Refining the shader code on Epiphany would be VASTLY easier than refining the Verilog on the FPGA, by orders of magnitude, and the number of people able to help would be comparatively vast.
I have high hopes for this in the event it gets funded. Not when it immediately comes out, but an open GPU hardware specification would allow smaller manufacturers to enter that field, allow easier integration on other chips, improve low-level access, and make for more bug-free drivers. The sooner something like this occurs, the better.
It's funny, but it seems their development model isn't really open source, they just plan to release the source when they're done.
Mind you, I'm not saying they're lying. They never stated their development model was open source.

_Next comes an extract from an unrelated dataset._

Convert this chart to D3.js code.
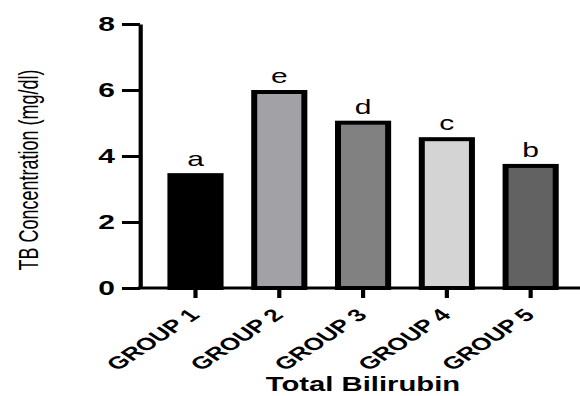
<!DOCTYPE html>
<html>
<head>
<meta charset="utf-8">
<script src="https://cdn.jsdelivr.net/npm/d3@7"></script>
<style>
  html, body { margin: 0; padding: 0; background: #fff; }
  svg { display: block; }
  text { font-family: "Liberation Sans", Arial, sans-serif; }
</style>
</head>
<body>
<div id="chart"></div>
<script>
// data
var groups = ["GROUP 1", "GROUP 2", "GROUP 3", "GROUP 4", "GROUP 5"];
var values = [3.48, 6.0, 5.07, 4.57, 3.76];
var letters = ["a", "e", "d", "c", "b"];
var fills = ["#000000", "#a2a2a6", "#818181", "#d4d4d4", "#626262"];
var yTicks = [0, 2, 4, 6, 8];

var W = 580, H = 396;
// the original figure is stretched sideways, so draw in a narrow space and scale x
var sx = 1.5;

var svg = d3.select("#chart").append("svg")
	.attr("width", W)
	.attr("height", H);

var g = svg.append("g")
	.attr("transform", "scale(" + sx + ",1)");

var axisX = 93.3, axisRight = W / sx;

var y = d3.scaleLinear().domain([0, 8]).range([288, 24]);
var x = d3.scaleBand().domain(groups)
	.range([102.4, 381.7])
	.paddingInner(0.33)
	.paddingOuter(0.165);

// bars
var sw = 4;
g.selectAll(".bar").data(values).enter().append("rect")
	.attr("class", "bar")
	.attr("x", function(d, i) { return x(groups[i]) + sw / 2; })
	.attr("y", function(d) { return y(d) + sw / 2; })
	.attr("width", x.bandwidth() - sw)
	.attr("height", function(d) { return y(0) - y(d) - sw / 2; })
	.attr("fill", function(d, i) { return fills[i]; })
	.attr("stroke", "#000")
	.attr("stroke-width", sw);

// letters above bars
g.selectAll(".lbl").data(values).enter().append("text")
	.attr("class", "lbl")
	.attr("x", function(d, i) { return x(groups[i]) + x.bandwidth() / 2; })
	.attr("y", function(d) { return y(d) - 7; })
	.attr("text-anchor", "middle")
	.attr("font-size", 20)
	.attr("fill", "#000")
	.text(function(d, i) { return letters[i]; });

// y axis
var yAxis = d3.axisLeft(y).tickValues(yTicks).tickSize(12).tickSizeOuter(0).tickPadding(4.6);
var ya = g.append("g")
	.attr("transform", "translate(" + axisX + ",0)")
	.call(yAxis);
ya.select(".domain").attr("stroke-width", 2.8).attr("stroke", "#000");
ya.selectAll(".tick line").attr("stroke-width", 3).attr("stroke", "#000");
ya.selectAll(".tick text")
	.attr("font-size", 20)
	.attr("font-weight", "bold")
	.attr("fill", "#000")
	.style("font-family", "'Liberation Sans', Arial, sans-serif");

// x axis
var xAxis = d3.axisBottom(x).tickSize(10).tickSizeOuter(0);
var xa = g.append("g")
	.attr("transform", "translate(0," + y(0) + ")")
	.call(xAxis);
xa.select(".domain").remove();
xa.selectAll(".tick line").attr("stroke-width", 2.8).attr("stroke", "#000");
xa.selectAll(".tick text")
	.attr("font-size", 17.5)
	.attr("font-weight", "bold")
	.attr("fill", "#000")
	.style("font-family", "'Liberation Sans', Arial, sans-serif")
	.attr("text-anchor", "end")
	.attr("dy", null)
	.attr("y", null)
	.attr("transform", "translate(3.5,28) rotate(-45)");

g.append("line")
	.attr("x1", axisX - 1.4)
	.attr("x2", axisRight)
	.attr("y1", y(0))
	.attr("y2", y(0))
	.attr("stroke", "#000")
	.attr("stroke-width", 3);

// axis titles
g.append("text")
	.attr("transform", "translate(25.5,170) rotate(-90)")
	.attr("text-anchor", "middle")
	.attr("font-size", 18)
	.attr("fill", "#000")
	.text("TB Concentration (mg/dl)");

g.append("text")
	.attr("x", 242)
	.attr("y", 391)
	.attr("text-anchor", "middle")
	.attr("font-size", 19.5)
	.attr("font-weight", "bold")
	.attr("fill", "#000")
	.text("Total Bilirubin");
</script>
</body>
</html>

What's the big difference?
An open source development model means the source is open from day 0, both for contributions, testing, etc, etc, etc.
This is actually a closed development (ie: behind closed doors), which later gets published.
The quality of the end result of both development models varies greatly.
This is from Silicon Spectrum, who bought the graphics accelerator from Number Nine (i128, Ticket-to-Ride, etc.). It appears they've deviced to open source that IP. The i128 was mostly 2D with some very limited 3D support. I don't know if they managed to develop anything with programmable shaders, but they might have. Also, I think they've been selling graphics accelerator IP for FPGAs for a while; not sure.
Let me translate the list of "features" to human language:
>>2D accelerator supporting lines, solid fills, patterned fills and bit BLTs.
Pay us $200k for dumb VGA with an "accelerator" which will be never by utilized by software like Qt or Gtk.
>>Out current design has a PCI bus interface heavily integrated into the design
We have a pile of HDL crap and we call this pile "integration". Pay us $200k more to fix this pile.
>>The design has been optimized for current technologies
We have no idea about software demangs. However, pay us $200k more.
>>Unified shader... This is our ultimate stretch goal and requires a complete redesign.
Pay us 200$k more so we will start actually implementing a GPU
>>It's something we have been wanting to do for years, but didn't have the resources
we have no brain
1M$ - for what? I really don't understand
From here on out AMD's GCN architecture is the standard. All 3 next-gen consoles have it, PCs have it, AMD APUs have it, Mantle unifies them all. GCN is fully programmable, not much evolution needs to take place with the design at this point. It's very mature.
Every FPGA on the market is a closed blackbox that you have to use closed blackbox vendor software to generate closed blackbox bitcode files to load through closed blackbox JTAG extensions.
It would be great if some non-profit, community or university team did some layout and developed a reference standard for FPGAs that had a documented internal layout, documented bitcode and had opensource tools so we can finally move forward and have operating systems with dynamically configurable (timesharing) FPGA logic functionality.
In HPC and finance, all sorts of cool things are being done with FPGAs, but the tools continue to suck. We're not going to see a shift to general purpose FPGA computing until the workflow for programming them is improved, and it's not going to improve until the devices and their configuration chain are de-obfuscated. If that happens, we are going to see an explosion in cool GPFPGA applications.